Researchers from the University of Colorado Anschutz Medical Campus have shown an association between indoor tanning and substance abuse among Colorado high school students.

“A growing national body of evidence links indoor tanning with other risky health-related behavior among adolescents,” said study author Robert Dellavalle, MD, associate professor of dermatology at the University of Colorado School of Medicine.

The study, which appears online today in JAMA Dermatology, says the motivation behind indoor tanning offers clues to why it is also tied to other risky behaviors.

Dr. Robert Dellavalle, associate professor of dermatology at the University of Colorado School of Medicine.

Dellavalle, who also practices at the Denver Veterans Affairs Medical Center, said people tan for both psychological and physiological reasons.

“For example, indoor tanning and use of steroids may both stem from the motivation to enhance one’s appearance,” he said. “Data also implicate addictive physiological pathways in indoor tanning that may be similar to those of substance abuse.”

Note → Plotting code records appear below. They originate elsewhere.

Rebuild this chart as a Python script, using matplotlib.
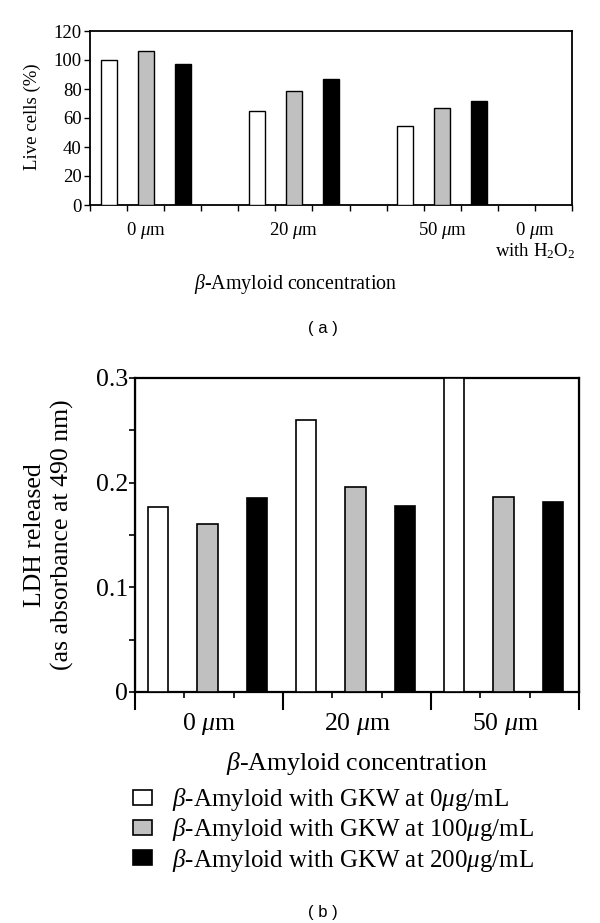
import matplotlib
matplotlib.use("Agg")
import matplotlib.pyplot as plt
import numpy as np
from matplotlib.ticker import MultipleLocator, FixedLocator

plt.rcParams['font.family'] = ['Liberation Serif', 'DejaVu Serif']
plt.rcParams['mathtext.fontset'] = 'custom'
plt.rcParams['mathtext.rm'] = 'Liberation Serif'
plt.rcParams['mathtext.it'] = 'Liberation Serif:italic'
plt.rcParams['mathtext.bf'] = 'Liberation Serif:bold'

# ---- data ----
series_labels = [r"$\beta$-Amyloid with GKW at 0$\mu$g/mL",
                 r"$\beta$-Amyloid with GKW at 100$\mu$g/mL",
                 r"$\beta$-Amyloid with GKW at 200$\mu$g/mL"]
series_colors = ["white", "#c0c0c0", "black"]

a_categories = ["0 $\\mu$m", "20 $\\mu$m", "50 $\\mu$m", "0 $\\mu$m\nwith H$_2$O$_2$"]
a_gkw0 = [100.3, 65.0, 54.8, 0]
a_gkw100 = [106.2, 78.5, 66.9, 0]
a_gkw200 = [97.5, 86.7, 71.9, 0]

b_categories = ["0 $\\mu$m", "20 $\\mu$m", "50 $\\mu$m"]
b_gkw0 = [0.177, 0.2595, 0.300]
b_gkw100 = [0.1605, 0.196, 0.1862]
b_gkw200 = [0.185, 0.178, 0.1818]

W, H = 600, 923
fig = plt.figure(figsize=(6, 9.23), dpi=100)

def frac(l, t, r, b):
    return [l / W, 1 - b / H, (r - l) / W, (b - t) / H]

# ---------------- panel (a) ----------------
ax1 = fig.add_axes(frac(90, 31, 572, 205))
a_vals = [a_gkw0, a_gkw100, a_gkw200]
group_start_a = np.array([0, 4, 8, 12.0])
for i, (vals, col) in enumerate(zip(a_vals, series_colors)):
    xs = group_start_a[:3] + 0.5 + i
    ax1.bar(xs, vals[:3], width=0.43, color=col, edgecolor="black", linewidth=1.0, zorder=3)
ax1.set_xlim(0, 13)
ax1.set_ylim(0, 120)
ax1.yaxis.set_major_locator(MultipleLocator(20))
ax1.xaxis.set_major_locator(MultipleLocator(1))
ax1.xaxis.remove_overlapping_locs = False
ax1.tick_params(axis="x", which="major", length=4, width=1.0, labelbottom=False, direction="out")
ax1.xaxis.set_minor_locator(FixedLocator([1.5, 5.5, 9.5, 12.0]))
ax1.set_xticklabels(a_categories, minor=True, fontsize=13.5, va="top", linespacing=1.0)
ax1.tick_params(axis="x", which="minor", length=0, pad=11)
ax1.tick_params(axis="y", length=4, width=1.0, labelsize=13.5, pad=2)
for s in ax1.spines.values():
    s.set_linewidth(1.3)
fig.text(32 / W, 1 - 117 / H, "Live cells (%)", fontsize=13.5, rotation=90,
         ha="center", va="center")
fig.text(296 / W, 1 - 284 / H, r"$\beta$-Amyloid concentration", fontsize=14.4,
         ha="center", va="center")
fig.text(323 / W, 1 - 328 / H, "( a )", fontsize=12, ha="center", va="center",
         family="Liberation Sans")

# ---------------- panel (b) ----------------
ax2 = fig.add_axes(frac(135, 378, 579, 692))
b_vals = [b_gkw0, b_gkw100, b_gkw200]
group_start_b = np.array([0, 3, 6.0])
for i, (vals, col, lab) in enumerate(zip(b_vals, series_colors, series_labels)):
    xs = group_start_b + 0.47 + i
    ax2.bar(xs, vals, width=0.41, color=col, edgecolor="black", linewidth=1.2, zorder=3,
            label=lab)
ax2.set_xlim(0, 9)
ax2.set_ylim(0, 0.3)
ax2.yaxis.set_major_locator(MultipleLocator(0.1))
ax2.yaxis.set_minor_locator(MultipleLocator(0.05))
ax2.yaxis.set_major_formatter(plt.FuncFormatter(lambda v, p: "0" if abs(v) < 1e-9 else f"{v:.1f}"))
ax2.tick_params(axis="y", which="both", length=4, width=1.2, labelsize=18.5, pad=1)
ax2.xaxis.set_major_locator(FixedLocator([0, 3, 6, 9]))
ax2.xaxis.set_minor_locator(FixedLocator([1, 2, 4, 5, 7, 8]))
ax2.tick_params(axis="x", which="major", length=13, width=1.5, labelbottom=False)
ax2.tick_params(axis="x", which="minor", length=4, width=1.2, labelbottom=False)
for s in ax2.spines.values():
    s.set_linewidth(1.6)
# category labels at group centres
cat_ax = ax2.twiny()
cat_ax.set_xlim(ax2.get_xlim())
cat_ax.xaxis.set_ticks_position("bottom")
cat_ax.xaxis.set_label_position("bottom")
cat_ax.spines["bottom"].set_visible(False)
cat_ax.spines["top"].set_visible(False)
cat_ax.set_xticks(group_start_b + 1.5)
cat_ax.set_xticklabels(b_categories, fontsize=18.5)
cat_ax.tick_params(axis="x", length=0, pad=14)
cat_ax.set_xlabel(r"$\beta$-Amyloid concentration", fontsize=18.5, labelpad=9)

fig.text(49 / W, 1 - 535 / H, "LDH released\n(as absorbance at 490 nm)", fontsize=18.5,
         rotation=90, ha="center", va="center", linespacing=1.3, multialignment="center")

handles, labels = ax2.get_legend_handles_labels()
fig.legend(handles, labels, loc="upper left", bbox_to_anchor=(133 / W, 1 - 786 / H),
           frameon=False, fontsize=18, borderpad=0, borderaxespad=0,
           handlelength=0.76, handleheight=0.56, handletextpad=0.8, labelspacing=0.13)

fig.text(323 / W, 1 - 912 / H, "( b )", fontsize=12, ha="center", va="center",
         family="Liberation Sans")

fig.savefig("out.png", dpi=100)
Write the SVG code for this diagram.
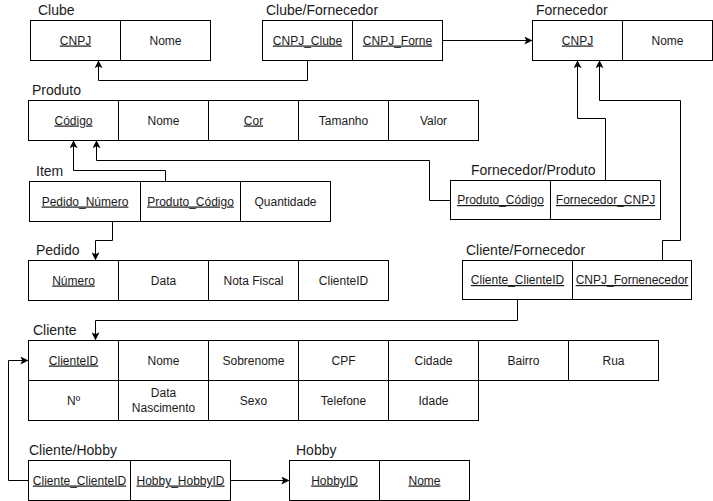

Research has shown that indoor tanning can release endorphins in users that can be addictive.

The study used the Healthy Kids Colorado Survey of health data from Colorado public schools. A total of 12,144 students answered the question, “During the last 12 months, how many times did you use an indoor tanning device such as a sunlamp, sunbed or tanning booth?”

The analysis showed females were almost twice as likely to engage in indoor tanning as males. Researchers also found that any lifetime use of steroids was the variable most strongly associated with indoor tanning, especially among males.

“Any alcohol consumption within the prior 30 days and marijuana use were also associated with indoor tanning, as was lifetime use of select illicit drugs,” the study said.

Dellavalle said indoor tanning is potentially dangerous. The World Health Organization has deemed UV radiation as a group 1 carcinogen putting users at a higher risk of melanoma, basal cell carcinoma and squamous cell carcinoma.

“Risky behaviors tend to go together,” Dellavalle said. “So someone who does indoor tanning may more easily move on to other risky behaviors like illicit drug use.”

The researchers urged physicians treating those who use indoor tanning to consider assessing them for steroid use, especially if the patient is an adolescent male. They also said parents should get involved.

“If you are a parent and your child is tanning,” Dellavalle said, “you should also check for drug abuse.”

The study co-authors include Myra Sendelweck, ME, of CU Anschutz, Eric Bell, PhD, Amy Marie Anderson, MPH, Kurt Ashack, BA, Talia Pindyck, MD, Cate Townley, MURP, MUD.